Students Cultivate Community at Grace Hopper

Infinite possibility is the general theme of the Grace Hopper Celebration (GHC), and College of Computing women were in the center of it.

Eighty students represented the College, including fourth-year computer science student Jhillika Kumar, who was given the Student of Vision Abie Award and delivered part of the opening keynote.

Kumar helped kick-off the three-day conference with her speech on improving employment opportunities for people with autism through her startup, AxisAbility. The project has shown her how computing can reframe common misconceptions and empower individuals.

“Together we can turn disability into a world filled with infinite possibility,” she said.

[RELATED: Startup Connects Job Seekers with Autism to New Opportunities]

The conference has become the largest gathering of women in technology with a record-breaking 26,000 attendees at this year’s event in Orlando, Florida. Organized by the Anita Borg Institute for Women and Technology and the Association for Computing Machinery, GHC brings together industry leaders, pioneering academics, and students for keynotes, technical and career development panels, mentoring sessions, and a career fair.

With scholarships provided by the College, 36 undergraduate students, 18 master’s students, 2 Ph.D. students, and 24 Online Master of Science in Computer Science (OMSCS) students attended.

Faculty also joined, including School of Interactive Computing (IC) Chair Ayanna Howard and IC Senior Research Scientist Carrie Bruce. Howard led mentoring sessions and moderated a panel on design inclusion in artificial intelligence.

College staff from the Office of Outreach, Enrollment and Community hosted a recruiting booth at the career fair as a gold-level sponsor of the conference.

Although many students come to find internship and job opportunities, one of the conference’s strongest attractions for attendees is the community it provides.

Niaz Pour, a third-year computational media student, believed seeing different examples of what women do in the field could influence her career in user experience (UX) design.

“I really wanted to see the diversity of women in computing,” she said. “I don’t want to work somewhere that’s only designers. I’m a Persian in UX design, so I wanted to find someone on a similar path, and I met two women on the first day.”

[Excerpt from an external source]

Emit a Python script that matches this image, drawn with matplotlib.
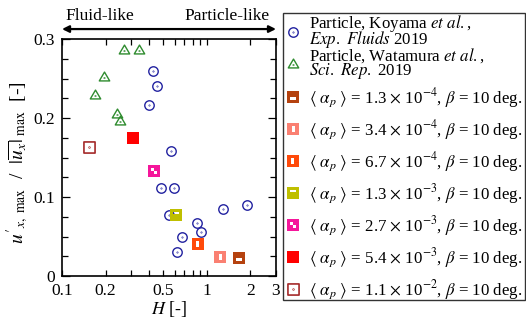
import matplotlib
matplotlib.use("Agg")
import matplotlib.pyplot as plt
import matplotlib.patches as patches
from matplotlib.path import Path
from matplotlib.ticker import FixedLocator, FixedFormatter, MultipleLocator

plt.rcParams["font.family"] = ["Liberation Serif", "DejaVu Serif"]
plt.rcParams["mathtext.fontset"] = "stix"

# data
koyama_H = [0.425, 0.455, 0.398, 0.562, 0.482, 0.590, 0.545, 0.677, 0.622, 0.855, 0.906, 1.30, 1.88]
koyama_u = [0.260, 0.240, 0.216, 0.158, 0.111, 0.111, 0.077, 0.050, 0.030, 0.067, 0.056, 0.085, 0.090]
watamura_H = [0.268, 0.342, 0.194, 0.169, 0.241, 0.251]
watamura_u = [0.287, 0.287, 0.253, 0.230, 0.206, 0.197]

alpha_mant = ["1.3", "3.4", "6.7", "1.3", "2.7", "5.4", "1.1"]
alpha_exp = [-4, -4, -4, -3, -3, -3, -2]
alpha_H = [1.67, 1.23, 0.863, 0.612, 0.434, 0.307, 0.154]
alpha_u = [0.0232, 0.0245, 0.0405, 0.077, 0.133, 0.175, 0.163]
alpha_colors = ["#b5420f", "#fa8072", "#ff4a0a", "#bfbf00", "#f5169b", "#ff0000", "#a52a2a"]


def rect(x0, y0, x1, y1, hole=False):
    v = [(x0, y0), (x1, y0), (x1, y1), (x0, y1), (x0, y0)]
    if hole:
        v = v[::-1]
    return Path(v, [Path.MOVETO, Path.LINETO, Path.LINETO, Path.LINETO, Path.CLOSEPOLY])


def holed_square(holes):
    return Path.make_compound_path(rect(-1, -1, 1, 1), *[rect(*h, hole=True) for h in holes])


dot = Path.circle((0, 0), 0.06)
circle_marker = Path.make_compound_path(Path.unit_circle(), dot)
tri = Path([(0, 0.85), (-1, -0.85), (1, -0.85), (0, 0.85)],
           [Path.MOVETO, Path.LINETO, Path.LINETO, Path.CLOSEPOLY])
tri_marker = Path.make_compound_path(tri, Path.circle((0, -0.3), 0.06))

# white cut-outs of each square marker
alpha_markers = [
    holed_square([(-0.57, -0.5, 0.57, 0.0)]),
    holed_square([(-0.25, -0.6, 0.3, 0.6)]),
    holed_square([(-0.4, -0.55, 0.25, 0.55)]),
    holed_square([(-0.55, 0.1, 0.55, 0.5)]),
    holed_square([(-0.55, 0.0, 0.0, 0.55), (0.0, -0.55, 0.55, 0.0)]),
    holed_square([]),
    Path.make_compound_path(rect(-1, -1, 1, 1), dot),
]

fig = plt.figure(figsize=(5.26, 3.24), dpi=100)
ax = fig.add_axes([0.1179, 0.1481, 0.4068, 0.7315])

h_koy, = ax.plot(koyama_H, koyama_u, ls="none", marker=circle_marker, ms=6.8,
                 mfc="none", mec="#2222a0", mew=1.0)
h_wat, = ax.plot(watamura_H, watamura_u, ls="none", marker=tri_marker, ms=7.5,
                 mfc="none", mec="#2e8b2e", mew=1.0)

alpha_handles = []
for i in range(len(alpha_H)):
    if i == len(alpha_H) - 1:
        h, = ax.plot(alpha_H[i], alpha_u[i], ls="none", marker=alpha_markers[i], ms=8,
                     mfc="none", mec=alpha_colors[i], mew=1.2)
    else:
        h, = ax.plot(alpha_H[i], alpha_u[i], ls="none", marker=alpha_markers[i], ms=8,
                     mfc=alpha_colors[i], mec="none", mew=0)
    alpha_handles.append(h)

ax.set_xscale("log")
ax.set_xlim(0.1, 3)
ax.set_ylim(0, 0.3)
ax.xaxis.set_major_locator(FixedLocator([0.1, 0.2, 0.5, 1, 2, 3]))
ax.xaxis.set_major_formatter(FixedFormatter(["0.1", "0.2", "0.5", "1", "2", "3"]))
ax.xaxis.set_minor_locator(FixedLocator([0.3, 0.4, 0.6, 0.7, 0.8, 0.9]))
ax.xaxis.set_minor_formatter(FixedFormatter([]))
ax.yaxis.set_major_locator(FixedLocator([0, 0.1, 0.2, 0.3]))
ax.yaxis.set_major_formatter(FixedFormatter(["0", "0.1", "0.2", "0.3"]))
ax.yaxis.set_minor_locator(MultipleLocator(0.025))
ax.tick_params(which="both", direction="in", top=True, right=True, labelsize=12.5, width=0.9)
ax.tick_params(axis="y", which="major", length=6, pad=5)
ax.tick_params(axis="y", which="minor", length=4)
ax.tick_params(axis="x", which="major", length=4, pad=5)
ax.tick_params(axis="x", which="minor", length=4)
for s in ax.spines.values():
    s.set_linewidth(1.2)

ax.set_xlabel(r"$H$ [-]", fontsize=13, labelpad=0)
ax.set_ylabel(r"$u'_{x,\ \mathrm{max}}$  /  $|\overline{u_x}|_{\ \mathrm{max}}$  [-]", fontsize=14)
ax.yaxis.set_label_coords(-0.145, 0.48)

# regime arrow above the axes
ax.annotate("", xy=(0, 1.042), xytext=(1, 1.042), xycoords="axes fraction",
            arrowprops=dict(arrowstyle="<|-|>", color="black", lw=1.6,
                            mutation_scale=10, shrinkA=0, shrinkB=0))
ax.text(0.015, 1.062, "Fluid-like", transform=ax.transAxes, fontsize=12.5, va="bottom")
ax.text(0.97, 1.062, "Particle-like", transform=ax.transAxes, fontsize=12.5,
        va="bottom", ha="right")

# legend: two stacks inside one frame
leg1 = fig.legend([h_koy, h_wat],
                  ["Particle, Koyama $\\mathit{et\\ al.}$,\n$\\mathit{Exp.\\ Fluids}$ 2019",
                   "Particle, Watamura $\\mathit{et\\ al.}$,\n$\\mathit{Sci.\\ Rep.}$ 2019"],
                  loc="upper left", bbox_to_anchor=(285.5 / 526, 1 - 13 / 324),
                  frameon=False, fontsize=12.2, borderpad=0, borderaxespad=0,
                  handlelength=0.9, handletextpad=0.5, labelspacing=-0.26)
for t in leg1.get_texts():
    t.set_linespacing(0.7)

alpha_labels = [r"$\langle\ \alpha_p\ \rangle$ = %s $\times$ 10$^{%d}$, $\beta$ = 10 deg." % (m, e)
                for m, e in zip(alpha_mant, alpha_exp)]
leg2 = fig.legend(alpha_handles, alpha_labels,
                  loc="upper left", bbox_to_anchor=(285.5 / 526, 1 - 86 / 324),
                  frameon=False, fontsize=12.2, borderpad=0, borderaxespad=0,
                  handlelength=0.9, handletextpad=0.5, labelspacing=0.5)

fig.add_artist(patches.Rectangle((283 / 526, 1 - 300 / 324), 242 / 526, 287 / 324,
                                 transform=fig.transFigure, fill=False,
                                 ec="#333333", lw=1.0))

fig.savefig("out.png", dpi=100)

GHC was also a networking opportunity for many students, like for OMSCS student Shijie Shi. As a financial analyst for the World Bank, she doesn’t get to interact with many women in computing on a day-to-day basis.

“I wanted to find a community because working in finance, sometimes I forget I have another part of me that does computing,” she said. “It’s very inspiring to see there are computer scientists making amazing things.”